Hashing and Locality Sensitive Hashing

Takeaway

Locality-Sensitive Hashing (LSH) is conceptually similar to typical hashing in that both map data to a hash value. However, LSH differs significantly in its mathematical approach and purpose. Unlike typical hashing functions, which aim to create a unique and evenly distributed hash for each unique input, LSH is designed to create hashes that reflect similarities between data points.

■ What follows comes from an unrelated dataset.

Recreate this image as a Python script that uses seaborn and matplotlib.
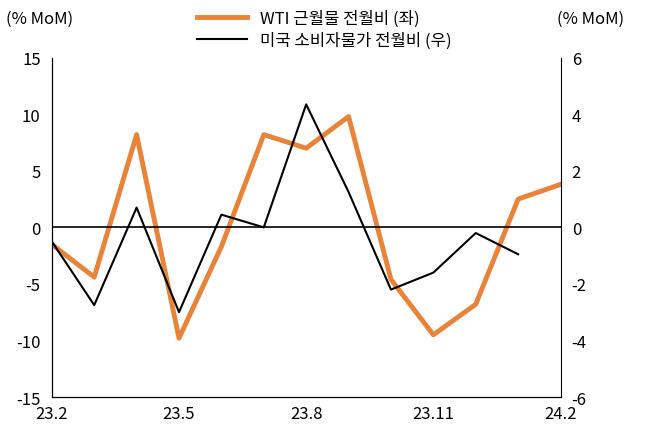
import matplotlib
matplotlib.use("Agg")
import matplotlib.pyplot as plt
from matplotlib import font_manager as fm
import seaborn as sns
import pandas as pd
import numpy as np

cjk = [f.name for f in fm.fontManager.ttflist if "CJK" in f.name]
kr = [n for n in cjk if "KR" in n] or cjk
plt.rcParams["font.family"] = (kr[:1] if kr else []) + ["DejaVu Sans"]
plt.rcParams["axes.unicode_minus"] = False

months = ["23.2","23.3","23.4","23.5","23.6","23.7","23.8","23.9","23.10","23.11","23.12","24.1","24.2"]
wti = [-1.5,-4.4,8.2,-9.8,-1.7,8.2,7.0,9.8,-4.6,-9.5,-6.8,2.5,3.8]
cpi = [-0.5,-2.75,0.7,-3.0,0.45,0.0,4.35,1.25,-2.2,-1.6,-0.2,-0.95,np.nan]
tick_labels = ["23.2","23.5","23.8","23.11","24.2"]

df = pd.DataFrame({"x": np.arange(len(months)), "wti": wti, "cpi": cpi})

fig, ax = plt.subplots(figsize=(6.48, 4.35), dpi=100)
fig.subplots_adjust(left=0.08, right=0.865, top=0.865, bottom=0.085)
ax2 = ax.twinx()

sns.lineplot(data=df, x="x", y="wti", ax=ax, color="#E8833A", lw=3.5, label="WTI 근월물 전월비 (좌)", legend=False)
sns.lineplot(data=df.dropna(), x="x", y="cpi", ax=ax2, color="black", lw=1.5, label="미국 소비자물가 전월비 (우)", legend=False)

ax.axhline(0, color="black", lw=1.2)
ax.set_xlim(0, len(months)-1)
ax.set_ylim(-15, 15)
ax.set_yticks(range(-15, 16, 5))
ax2.set_ylim(-6, 6)
ax2.set_yticks(range(-6, 7, 2))
ax.set_xticks([months.index(t) for t in tick_labels])
ax.set_xticklabels(tick_labels)
for a in (ax, ax2):
    a.set_xlabel(""); a.set_ylabel("")
    a.spines["top"].set_visible(False)
    a.tick_params(labelsize=12, length=0, pad=8)
ax.tick_params(axis="x", pad=6)
ax.spines["right"].set_visible(False)

fig.text(0.01, 0.945, "(% MoM)", fontsize=12)
fig.text(0.86, 0.945, "(% MoM)", fontsize=12)

h = ax.get_lines()[:1] + ax2.get_lines()[:1]
fig.legend(h, [x.get_label() for x in h], loc="upper center", bbox_to_anchor=(0.5, 1.01),
           frameon=False, fontsize=12, ncol=1, handlelength=3, labelspacing=0.3)
fig.savefig("out.png", dpi=100)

Key Mathematical Differences Between LSH and Typical Hashing

1. Objective:
   • Typical Hashing: Uses hash functions to produce unique outputs that minimize collisions. The goal is to spread data uniformly across a hash space to avoid clustering and make exact retrieval fast.
   • LSH: Specifically designed to increase the likelihood of collisions for similar inputs. The mathematical structure encourages “similar” points in high-dimensional space to hash to the same or nearby buckets, facilitating similarity-based searches.
2. Types of Hash Functions:
   • Typical Hashing: Uses deterministic, uniform hash functions (e.g., MD5, SHA-256) that are meant to produce an even distribution with high randomness. These functions are insensitive to the relationships between inputs.
   • LSH: Uses locality-sensitive hash functions, which are mathematically crafted to reflect a specific similarity measure. Different types of LSH functions correspond to different similarity measures:
     • Cosine Similarity: Hash functions that map vectors in a way that nearby vectors (with small angles between them) are more likely to end up in the same bucket.
     • Euclidean Distance: Hash functions that divide space into regions such that points close in Euclidean space map to the same hash.
     • Jaccard Similarity: For sets, hash functions that map similar sets to the same bucket based on the overlap of elements.
3. Mathematical Mechanism:
   • Typical Hashing: The hash function for typical hashing, such as h(x) = hash_function(x), is designed to maximize entropy and minimize patterns, making each output value appear random and independent of input structure.
   • LSH: LSH hash functions are designed to maintain spatial locality, where the function h(x) or family of hash functions h_1(x), h_2(x), ... is selected to reflect a particular similarity measure. For example:
     • Random Projection: For cosine similarity, LSH uses random vectors as projections, mapping points to a binary value based on which side of the vector they fall on. Close vectors (i.e., vectors with small angles between them) are more likely to produce the same binary result.
     • Random Hyperplanes: LSH for Euclidean distance may use randomly chosen hyperplanes to segment space, with each hash function encoding which side of each hyperplane a point falls on, so points close together are likely to fall in the same region.
4. Collisions and Probability:
   • Typical Hashing: Collisions (where two distinct inputs hash to the same output) are avoided, and hash functions aim to make them infrequent.
   • LSH: Uses probabilistic collisions by design. The mathematical functions behind LSH are chosen to make it more likely that similar points will collide in the same bucket, while dissimilar points have a lower probability of colliding.

Password Hashing vs. Typical Hashing

Summary

While both typical hashing and LSH share the general concept of mapping data to hashes, the math and purpose behind LSH are tailored to similarity preservation. LSH hash functions are specifically engineered to reflect input similarity through probabilistic, locality-sensitive mappings, making them quite distinct from typical hash functions, which are designed for uniqueness and uniform distribution.